May 29, 2010, my husband broke his ankle. It was an accident, but I can remember feeling anger towards him by July. He was the only one bringing in a consistent paycheck when he injured himself. He couldn't work because he is an auto technician and we couldn't afford to pay our insurance. To say we had a small financial problem would be like saying United States has a little debt problem.
I was fed up with the money problems. I am a professional genealogist and get a few jobs here and there. I also have book royalties from my genealogy book that was published. My money is pennies compared to his paycheck though.
Anyway, we got into one of the heart wrenching arguments married couples that are under stress can get into. I can't remember what the fight is now, over a year later, but I can remember feeling like I couldn't take the arguments anymore. I moved out. I was a mess. I couldn't talk without crying. I felt huge amounts of guilt for how I had just treated the man that I had been married to for 11 years.
|Our wedding day|
I decided the next day to try to be nice to him. He had evidently decided the same thing. Little by little we apologized. Little by little we fell back in love. Falling out of love isn't an overnight thing. It is little mean things couples say to each other. It is taking each other for granted when we should be thanking God for bringing a wonderful person into our lives. Some marriages are salvageable.

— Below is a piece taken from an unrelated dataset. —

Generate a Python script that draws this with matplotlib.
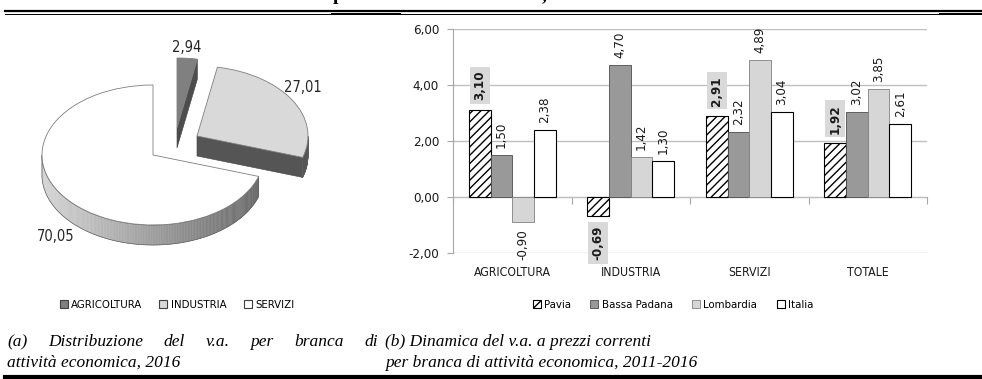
import numpy as np
import matplotlib
matplotlib.use("Agg")
import matplotlib.pyplot as plt
from matplotlib.patches import Wedge, Polygon, Patch
from matplotlib.lines import Line2D
from matplotlib.ticker import FuncFormatter

# ---- data -------------------------------------------------------------
PIE_LABELS = ["AGRICOLTURA", "INDUSTRIA", "SERVIZI"]
PIE_VALUES = [2.94, 27.01, 70.05]

SECTORS = ["AGRICOLTURA", "INDUSTRIA", "SERVIZI", "TOTALE"]
AREAS = ["Pavia", "Bassa Padana", "Lombardia", "Italia"]
PAVIA = [3.10, -0.69, 2.91, 1.92]
BASSA_PADANA = [1.50, 4.70, 2.32, 3.02]
LOMBARDIA = [-0.90, 1.42, 4.89, 3.85]
ITALIA = [2.38, 1.30, 3.04, 2.61]
Y_TICKS = [-2, 0, 2, 4, 6]

CAPTION_A = ["(a) Distribuzione del v.a. per branca di", "attività economica, 2016"]
CAPTION_B = ["(b) Dinamica del v.a. a prezzi correnti",
             "per branca di attività economica, 2011-2016"]

# ---- style ------------------------------------------------------------
W, H = 982, 379
SANS = ["Liberation Sans Narrow", "DejaVu Sans"]
SERIF = ["Liberation Serif", "DejaVu Serif"]
plt.rcParams["font.family"] = SANS
plt.rcParams["font.stretch"] = "condensed"
plt.rcParams["hatch.linewidth"] = 1.0


def fx(px):
    return px / W


def fy(py):
    return 1 - py / H


def it(v):
    return f"{v:.2f}".replace(".", ",")


fig = plt.figure(figsize=(W / 100, H / 100), dpi=100)

# ---- (a) pseudo-3D pie ------------------------------------------------
# axes scaled so that one data unit = 111 px horizontally, 70 px vertically
pax = fig.add_axes([0, fy(290), fx(380), 260 / H])
pax.set_xlim(-153 / 111, (380 - 153) / 111)
pax.set_ylim((155 - 290) / 70, (155 - 30) / 70)
pax.axis("off")

depth = 20 / 70
top_cols = ["#808080", "#d9d9d9", "#ffffff"]
side_cols = ["#4d4d4d", "#555555", None]          # None -> gradient
offsets = [(24 / 111, 27 / 70), (44 / 111, 19 / 70), (0, 0)]
lab_pos = [(0.30, 1.53), (1.35, 0.97), (-0.88, -1.17)]

vals = np.array(PIE_VALUES)
edges = 90 - 360 * np.r_[0, np.cumsum(vals)] / vals.sum()   # clockwise from 12 o'clock


def rim(c, t):
    t = np.radians(t)
    return np.column_stack([c[0] + np.cos(t), c[1] + np.sin(t)])


def cut_face(c, t, col, z):
    p = rim(c, [t])[0]
    face = [c, p, (p[0], p[1] - depth), (c[0], c[1] - depth)]
    pax.add_patch(Polygon(face, closed=True, fc=col, ec="#404040", lw=0.4, zorder=z))


for i, v in enumerate(vals):
    t1, t2 = edges[i + 1], edges[i]          # counter-clockwise start / end
    c = offsets[i]
    z = 2 + 3 * i
    # radial cut faces that turn toward the viewer
    if np.cos(np.radians(t1)) > 0.01:
        cut_face(c, t1, side_cols[i] or "#5a5a5a", z)
    if np.cos(np.radians(t2)) < -0.01:
        cut_face(c, t2, side_cols[i] or "#5a5a5a", z)
    # outer side wall on the front half
    ts = np.linspace(t1, t2, 300)
    front = ts[np.sin(np.radians(ts)) < 0]
    if len(front) > 1:
        for a, b in zip(front[:-1], front[1:]):
            pa, pb = rim(c, [a, b])
            quad = [pa, pb, (pb[0], pb[1] - depth), (pa[0], pa[1] - depth)]
            if side_cols[i] is None:
                g = 0.84 - 0.22 * (np.cos(np.radians((a + b) / 2)) + 1)
                col = (g, g, g)
            else:
                col = side_cols[i]
            pax.add_patch(Polygon(quad, closed=True, fc=col, ec=col, lw=0.3, zorder=z))
        pts = rim(c, front)
        outline = np.vstack([pts, pts[::-1] - [0, depth]])
        pax.add_patch(Polygon(outline, closed=True, fill=False, ec="#606060",
                              lw=0.5, zorder=z + 0.5))
    pax.add_patch(Wedge(c, 1, t1, t2, fc=top_cols[i], ec="#7f7f7f", lw=0.6,
                        zorder=z + 1))
    pax.text(*lab_pos[i], it(v), ha="center", va="center", fontsize=10.5,
             color="#262626", zorder=20)

fig.legend(handles=[Patch(fc=c, ec="#404040", lw=0.8) for c in top_cols],
           labels=PIE_LABELS, loc="center", bbox_to_anchor=(fx(177), fy(305)),
           ncol=3, frameon=False, fontsize=8.2, handlelength=0.7, handleheight=0.7,
           handletextpad=0.3, columnspacing=1.5, borderaxespad=0, borderpad=0)

# ---- (b) grouped bars -------------------------------------------------
ax = fig.add_axes([fx(453), fy(253), fx(927) - fx(453), (253 - 29) / H])
x = np.arange(len(SECTORS))
w = 0.183
series = [PAVIA, BASSA_PADANA, LOMBARDIA, ITALIA]
styles = [dict(color="white", edgecolor="black", hatch="////", lw=0.8),
          dict(color="#999999", edgecolor="#4d4d4d", lw=0.6),
          dict(color="#d6d6d6", edgecolor="#808080", lw=0.6),
          dict(color="white", edgecolor="black", lw=0.8)]
bars = []
for k, (vals_k, st) in enumerate(zip(series, styles)):
    b = ax.bar(x + (k - 1.5) * w, vals_k, w, label=AREAS[k], zorder=2, **st)
    bars.append(b)
    for rect, v in zip(b, vals_k):
        cx = rect.get_x() + rect.get_width() / 2
        kw = dict(rotation=90, ha="center", fontsize=9.5, color="#1a1a1a",
                  textcoords="offset points", zorder=5)
        if k == 0:
            kw.update(fontweight="bold",
                      bbox=dict(boxstyle="square,pad=0.28", fc="#d9d9d9", ec="none"))
        off = 7 if k == 0 else 5
        if v >= 0:
            ax.annotate(it(v), (cx, v), xytext=(0, off), va="bottom", **kw)
        else:
            ax.annotate(it(v), (cx, v), xytext=(0, -off), va="top", **kw)

ax.set_xlim(-0.5, len(SECTORS) - 0.5)
ax.set_ylim(Y_TICKS[0], Y_TICKS[-1])
ax.set_yticks(Y_TICKS)
ax.yaxis.set_major_formatter(FuncFormatter(lambda v, _: it(v)))
ax.set_xticks(x, SECTORS)
ax.tick_params(axis="x", length=0, pad=9, labelsize=8.8, labelcolor="#1a1a1a")
ax.tick_params(axis="y", length=4, color="#a6a6a6", labelsize=9.5,
               labelcolor="#1a1a1a", pad=6)
ax.grid(axis="y", color="#c0c0c0", lw=1)
ax.set_axisbelow(True)
for s in ("top", "right", "bottom"):
    ax.spines[s].set_visible(False)
ax.spines["left"].set_color("#a6a6a6")

sec = ax.secondary_xaxis(0, transform=ax.transData)
sec.set_xticks(np.arange(len(SECTORS) + 1) - 0.5)
sec.tick_params(length=5, color="#a6a6a6", labelbottom=False)
sec.spines["bottom"].set_color("#a6a6a6")

fig.legend(handles=bars, labels=AREAS, loc="center",
           bbox_to_anchor=(fx(673), fy(305)), ncol=4, frameon=False, fontsize=8.2,
           handlelength=0.7, handleheight=0.7, handletextpad=0.3,
           columnspacing=1.7, borderaxespad=0, borderpad=0)

# ---- captions and rules -----------------------------------------------
cap_kw = dict(family=SERIF, style="italic", stretch="normal", fontsize=12.5,
              color="black")
renderer = fig.canvas.get_renderer()


def justify(text, x0, x1, y):
    words = text.split()
    ts = [fig.text(0, y, wd, va="baseline", **cap_kw) for wd in words]
    widths = [t.get_window_extent(renderer).width for t in ts]
    gap = ((x1 - x0) - sum(widths)) / (len(words) - 1)
    pos = x0
    for t, wd in zip(ts, widths):
        t.set_x(fx(pos))
        pos += wd + gap


justify(CAPTION_A[0], 7, 378, fy(346))
fig.text(fx(7), fy(367), CAPTION_A[1], va="baseline", **cap_kw)
fig.text(fx(385), fy(346), CAPTION_B[0], va="baseline", **cap_kw)
fig.text(fx(385), fy(367), CAPTION_B[1], va="baseline", **cap_kw)

# clipped heading above (only descenders visible)
head_kw = dict(family=SERIF, fontweight="bold", stretch="normal", fontsize=14,
               va="baseline")
fig.text(fx(333), 1.0, "p", **head_kw)
fig.text(fx(542), 1.0, ",", **head_kw)

for y, x0, x1, lw in [(10.5, 5, 982, 1.6), (13.5, 5, 982, 0.7),
                      (13.8, 332, 400, 1.4), (13.8, 940, 982, 1.4),
                      (376.5, 5, 982, 3.0)]:
    fig.add_artist(Line2D([fx(x0), fx(x1)], [fy(y), fy(y)], color="black",
                          lw=lw, transform=fig.transFigure))

fig.savefig("out.png", dpi=100)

I decided when I didn't want to move out permanently that I had to be the one changing. My husband was worth the extra effort. He had allowed me to stay home to take care of our son. He allowed me thousands of hours at the courthouse over the years to make extra money and spend time getting a book ready. He sacrificed his happiness by working in a place that doesn't appreciate him and puts him down all the time. I had to find the good in the man I married.
It has been a year since I left. I look at my husband completely different than I did last year. He has changed for the better, but I couldn't make him. I had to change myself. I had to start making him feel like he was the most important man in the world. When I felt like talking poorly about him to other people, I remembered that I didn't want people to think poorly of my husband.
The only person you can change is you. If you are in a bad marriage and want to save it, look at your wedding picture. What were you feeling that day? Do little things to make your spouse feel better about him/herself. You never know what tomorrow holds, so you have to make your life better because perhaps no one will. If you are in a great marriage, I hope it continues to be a great marriage.